Though this community of advocacy groups and associations is broadly united in their desire to see the effects of the FY08 final appropriation mitigated with funding in the supplemental, the amounts they are requesting vary by group. In letters, the Task Force on the Future of American Innovation and the American Association of Universities urged appropriators to fund just over $1 billion in increases authorized in the America COMPETES Act, but not appropriated in FY08. Failing that, the Task Force urged that, at minimum, “devoting $300 million to the Department of Energy Office of Science and $200 million to the National Science Foundation would address the most acute short-term losses in jobs, facility closures and America’s international standing.”

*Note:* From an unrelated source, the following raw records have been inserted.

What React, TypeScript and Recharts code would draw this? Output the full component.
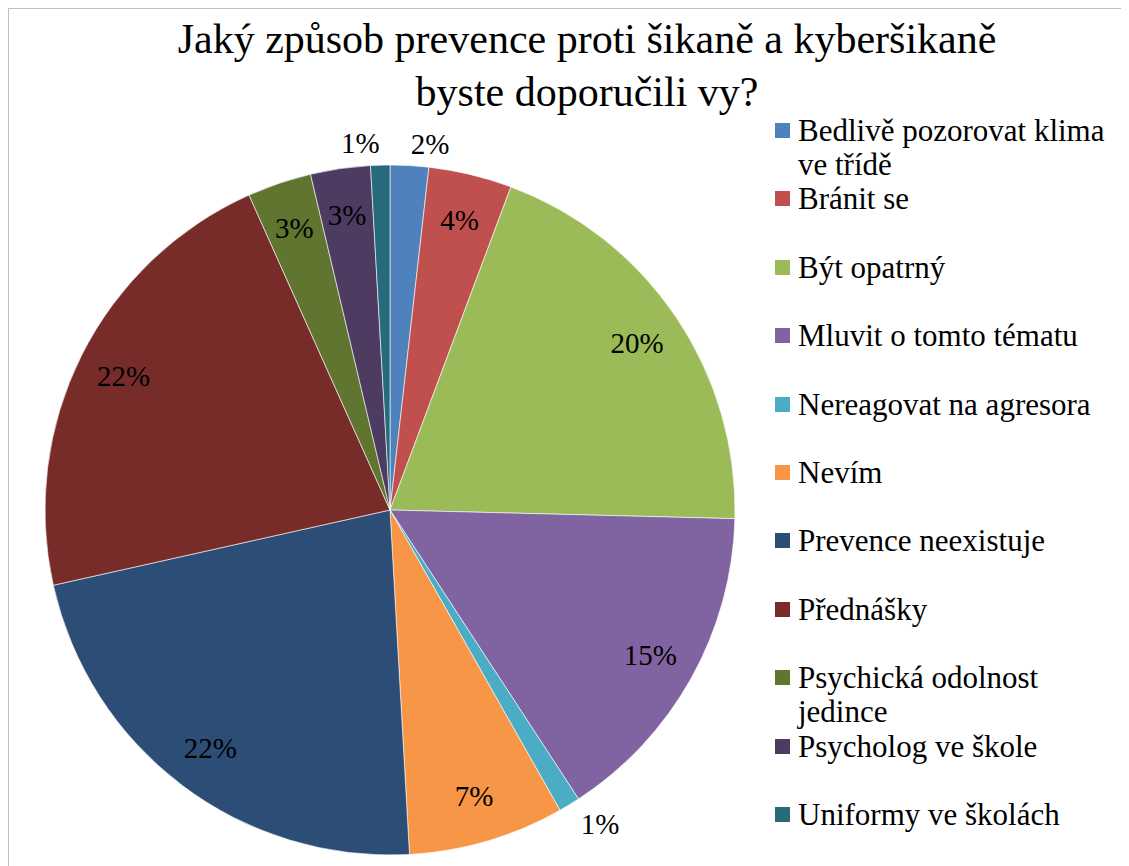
import React from "react";
import { Cell, Legend, Pie, PieChart } from "recharts";

// Podíly odpovědí (v %)
const categories = [
  "Bedlivě pozorovat klima ve třídě",
  "Bránit se",
  "Být opatrný",
  "Mluvit o tomto tématu",
  "Nereagovat na agresora",
  "Nevím",
  "Prevence neexistuje",
  "Přednášky",
  "Psychická odolnost jedince",
  "Psycholog ve škole",
  "Uniformy ve školách",
];
const shares = [1.8, 3.9, 19.7, 15.4, 1.0, 7.3, 22.4, 21.8, 3.0, 2.8, 0.9];
const colors = [
  "#4F81BD",
  "#C0504D",
  "#9BBB59",
  "#8064A2",
  "#4BACC6",
  "#F79646",
  "#2C4D75",
  "#772C2A",
  "#5F7530",
  "#4D3B62",
  "#276A7C",
];
const titleLines = [
  "Jaký způsob prevence proti šikaně a kyberšikaně",
  "byste doporučili vy?",
];

const data = categories.map((name, i) => ({ name, value: shares[i] }));
const FONT = "Times New Roman";
const RAD = Math.PI / 180;

function renderLabel(props: any) {
  const { cx, cy, midAngle, outerRadius, percent } = props;
  const pct = Math.round(percent * 100);
  // small slices get their label outside the pie
  const outside = pct <= 2;
  const r = outside ? outerRadius + 22 : outerRadius - 47;
  const cos = Math.cos(-midAngle * RAD);
  const x = cx + r * cos;
  const y = cy + r * Math.sin(-midAngle * RAD);
  const anchor = outside ? (cos >= 0 ? "start" : "end") : "middle";
  return (
    <text
      x={x}
      y={y}
      textAnchor={anchor}
      dominantBaseline="central"
      style={{ fontFamily: FONT }}
      fontSize={29}
      fill="#000"
    >
      {pct}%
    </text>
  );
}

function LegendList() {
  return (
    <div style={{ fontFamily: FONT, fontSize: 31, color: "#000" }}>
      {data.map((d, i) => (
        <div
          key={d.name}
          style={{ height: 68.4, display: "flex", alignItems: "flex-start" }}
        >
          <span
            style={{
              width: 15,
              height: 15,
              background: colors[i],
              marginTop: 9,
              marginRight: 8,
              flexShrink: 0,
            }}
          />
          <span style={{ lineHeight: "34px", width: 330 }}>{d.name}</span>
        </div>
      ))}
    </div>
  );
}

export default function App() {
  return (
    <div
      style={{
        position: "relative",
        width: 1120,
        height: 857,
        borderTop: "1px solid #bfbfbf",
        borderLeft: "1px solid #bfbfbf",
        background: "#fff",
        fontFamily: FONT,
      }}
    >
      <div
        style={{
          position: "absolute",
          left: 0,
          top: 4,
          width: 1156,
          textAlign: "center",
          fontFamily: FONT,
          fontSize: 42,
          lineHeight: "53px",
          color: "#000",
        }}
      >
        {titleLines.map((t) => (
          <div key={t}>{t}</div>
        ))}
      </div>
      <PieChart width={1120} height={857} style={{ fontFamily: FONT }}>
        <Pie
          data={data}
          dataKey="value"
          nameKey="name"
          cx={376}
          cy={496}
          outerRadius={345}
          startAngle={90}
          endAngle={-270}
          stroke="#ffffff"
          strokeWidth={0.6}
          label={renderLabel}
          labelLine={false}
          isAnimationActive={false}
        >
          {data.map((d, i) => (
            <Cell key={d.name} fill={colors[i]} />
          ))}
        </Pie>
        <Legend
          layout="vertical"
          verticalAlign="top"
          align="right"
          content={() => <LegendList />}
          wrapperStyle={{ left: 766, top: 105, width: 355 }}
        />
      </PieChart>
    </div>
  );
}
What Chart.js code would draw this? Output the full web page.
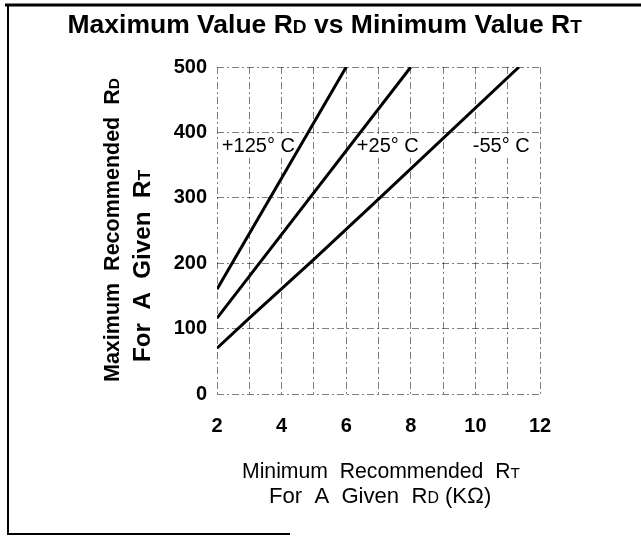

On March 17, eight U.S. Senators sent a letter to the Senate Appropriations Committee leadership urging support for $350 million in additional funding. Senators Lamar Alexander (R-TN), Jeff Bingaman (D-NM), Bob Corker (R-TN), Pete Domenici (R-NM), Richard Durbin (D-IL), Dianne Feinstein (D-CA), Ted Kennedy (D-MA), and Chuck Schumer (D-NY) cited the need “to support our critically important scientific workforce, avoid cost increases to our major scientific projects, and fulfill commitments to the International Thermonuclear Experimental Reactor (ITER) Project,” in requesting $250 million for DOE’s Office of Science and $100 million for NSF.
A number of science advocacy groups, including the Coalition for National Science Funding, the Energy Sciences Coalition, and the Task Force on the Future of American Innovation, will mount a grassroots effort April 8-10 asking the members of their participating organizations to call their representatives in Congress to urge them to support the inclusion of science in the supplemental appropriations bill. CRA’s Computing Research Advocacy Network2 will be taking part in the effort, geared towards generating attention and putting pressure on lawmakers to act.
The likelihood of success in the effort is not clear as this goes to press in early April. Though there is broad support in Congress for science funding and, according to many in the community, a clear sense of embarrassment from some in the Congressional leadership about what happened to science funding in the FY08 omnibus appropriation, there is some opposition from both sides of the aisle to using the supplemental as the vehicle. Fiscal conservatives are likely to balk at any spending that does not clearly meet emergency status or does not directly impact the operations in Iraq or Afghanistan. There is also potential opposition from those who oppose the war in Iraq, and plan to vote against any supplemental that does not call for the immediate withdrawal of troops.
For the science advocacy community, the effort will be worth it even if the full extent of the shortfall is not restored. The effort they expend making the case for FY08 will help advance their goals for FY09 as well—and the process in FY09 is poised to be just as difficult as in FY08.